Question

A playground merry-go-round is at rest, pivoted about a friend's axis. A child of mass m runs on the ground along the path tangential to the rim with speed v and jumps on-to-merry go round. If R is the Radius of a merry-go-round and I is the moment of inertia, then the angular velocity of the merry-go-round and the child is:

Answer 1

Hint: As the direction of motion of the girl sitting on the merry-go-round is constantly varying, even though the speed is being constant, the velocity at each instant is found to be varying. This vector quantity varying due to the change in direction of motion makes the body have acceleration. Therefore the girl sitting in a merry-go-round is found to be moving with acceleration.

Complete step by step answer:
A playground merry-go-round is at rest, upon a frictionless axis that is there is no external torque acting on the system, angular momentum is conserved.
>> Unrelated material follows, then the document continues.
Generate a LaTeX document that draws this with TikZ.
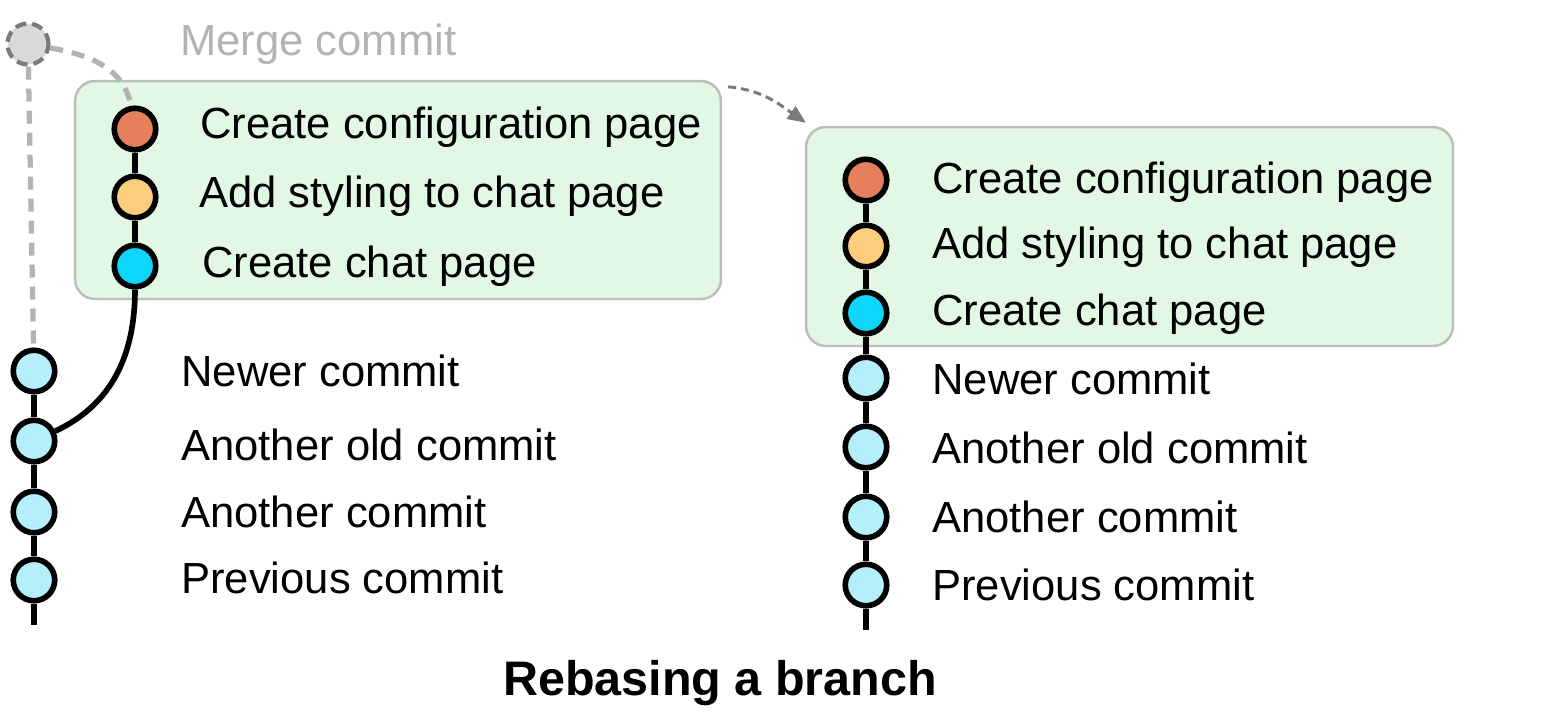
\documentclass[tikz,border=0pt]{standalone}
\usepackage{fontspec}
\setmainfont{Liberation Sans}
\usetikzlibrary{arrows.meta}

\definecolor{cfgorange}{HTML}{E67F5C}
\definecolor{styleyellow}{HTML}{FDCD7E}
\definecolor{chatcyan}{HTML}{0CD6FC}
\definecolor{oldblue}{HTML}{B5EFFB}
\definecolor{boxgreen}{HTML}{E2F7E4}
\definecolor{boxline}{HTML}{BDBDBD}
\definecolor{mergegray}{HTML}{D9D9D9}
\definecolor{dashgray}{HTML}{B3B3B3}
\definecolor{darkgray}{HTML}{7A7A7A}

\begin{document}
\begin{tikzpicture}[x=0.02cm,y=0.02cm,
    commit/.style={circle,draw=black,line width=3.2pt,minimum size=0.83cm,inner sep=0pt},
    msg/.style={anchor=base west,inner sep=0pt,font=\fontsize{24.8}{29}\selectfont},
    link/.style={line width=3.2pt},
    branchbox/.style={draw=boxline,fill=boxgreen,line width=1.4pt,rounded corners=0.4cm,inner sep=0pt},
    ghost/.style={dashgray,line width=3pt,dash pattern=on 0.26cm off 0.18cm}]
    \useasboundingbox (0,0) rectangle (1565,-724);

    % the two branch boxes
    \node[branchbox,minimum width=12.92cm,minimum height=4.36cm] (oldbox) at (398,-190) {};
    \node[branchbox,minimum width=12.94cm,minimum height=4.38cm] (newbox) at (1129.5,-236.5) {};

    % before rebasing
    \node[commit,fill=cfgorange] (side1) at (135,-129) {};
    \node[commit,fill=styleyellow] (side2) at (135,-197) {};
    \node[commit,fill=chatcyan] (side3) at (135,-266) {};
    \node[commit,fill=oldblue] (old1) at (34,-371) {};
    \node[commit,fill=oldblue] (old2) at (34,-441) {};
    \node[commit,fill=oldblue] (old3) at (34,-512) {};
    \node[commit,fill=oldblue] (old4) at (34,-580) {};
    \coordinate (tailL) at (34,-625);
    \node[commit,draw=darkgray,fill=mergegray,line width=2.4pt,minimum size=0.82cm,
          dash pattern=on 0.22cm off 0.12cm] (merge) at (28,-44) {};

    \draw[link] (side1) -- (side2) -- (side3);
    \draw[link] (old1) -- (old2) -- (old3) -- (old4) -- (tailL);
    \draw[link] (side3) to[out=-90,in=25] (old2);
    \draw[ghost] (merge) -- (old1);
    \draw[ghost] (merge) to[out=-10,in=100] (side1);

    \node[msg,text=dashgray] (mergetxt) at (180,-55) {Merge commit};
    \node[msg] (s1txt) at (200,-138) {Create configuration page};
    \node[msg] (s2txt) at (199,-207) {Add styling to chat page};
    \node[msg] (s3txt) at (202,-277) {Create chat page};
    \node[msg] (o1txt) at (181,-386) {Newer commit};
    \node[msg] (o2txt) at (181,-460) {Another old commit};
    \node[msg] (o3txt) at (181,-527) {Another commit};
    \node[msg] (o4txt) at (181,-593) {Previous commit};

    % after rebasing
    \node[commit,fill=cfgorange] (new1) at (866,-180) {};
    \node[commit,fill=styleyellow] (new2) at (866,-246) {};
    \node[commit,fill=chatcyan] (new3) at (866,-313) {};
    \node[commit,fill=oldblue] (new4) at (866,-378) {};
    \node[commit,fill=oldblue] (new5) at (866,-447) {};
    \node[commit,fill=oldblue] (new6) at (866,-517) {};
    \node[commit,fill=oldblue] (new7) at (866,-585) {};
    \coordinate (tailR) at (866,-630);

    \draw[link] (new1) -- (new2) -- (new3) -- (new4) -- (new5) -- (new6) -- (new7) -- (tailR);

    \node[msg] (n1txt) at (932,-193) {Create configuration page};
    \node[msg] (n2txt) at (932,-258) {Add styling to chat page};
    \node[msg] (n3txt) at (932,-325) {Create chat page};
    \node[msg] (n4txt) at (932,-394) {Newer commit};
    \node[msg] (n5txt) at (932,-463) {Another old commit};
    \node[msg] (n6txt) at (932,-532) {Another commit};
    \node[msg] (n7txt) at (932,-600) {Previous commit};

    \draw[darkgray,line width=1.7pt,dash pattern=on 0.16cm off 0.1cm,
          -{Triangle[length=0.36cm,width=0.3cm]}]
        ([shift={(6,-7)}]oldbox.north east) to[out=-5,in=145] ([shift={(1,3)}]newbox.north west);

    \node[anchor=base,inner sep=0pt,font=\bfseries\fontsize{27.6}{33}\selectfont] (title) at (720,-695) {Rebasing a branch};
\end{tikzpicture}
\end{document}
\[ \Rightarrow \;{{\rm{L}}_i}\; = \;{{\rm{L}}_f}\;\]
$ \Rightarrow \;{\rm{mvR}}\; + \,0 = \left( {{\rm{I + m}}{{\rm{R}}^2}} \right)\;\omega $
Here ${\rm{mvR}}$ is the angular momentum.
If an object is with a massive moment of inertia ${\rm{I}}$, such as Earth, it has a very large angular momentum. An object with large angular velocity $\omega $, such as a centrifuge, also has a rather large angular momentum.
The child's momentum to the center of the merry-go-round and angular momentum of the merry-go-round is zero initially since it is at rest.
$ \Rightarrow \omega \,{\rm{ = }}\dfrac{{{\rm{mvR}}}}{{\left( {{\rm{I + m}}{{\rm{R}}^{\rm{2}}}} \right)}}$
Where,
M= Mass
V= Velocity
R= Radius
I= moment of inertia

Note: Angular momentum- A rigid object's angular momentum is defined as the product of both the moment of inertia and angular velocity.
 Angular Momentum = (moment of inertia) (angular velocity)
 i) Angular momentum of the merry-go-round is zero initially since it is at rest.
ii) If R is the Radius of the merry-go-round and I is its moment of inertia, then the angular velocity of the merry-go-round and child is zero (pivoted).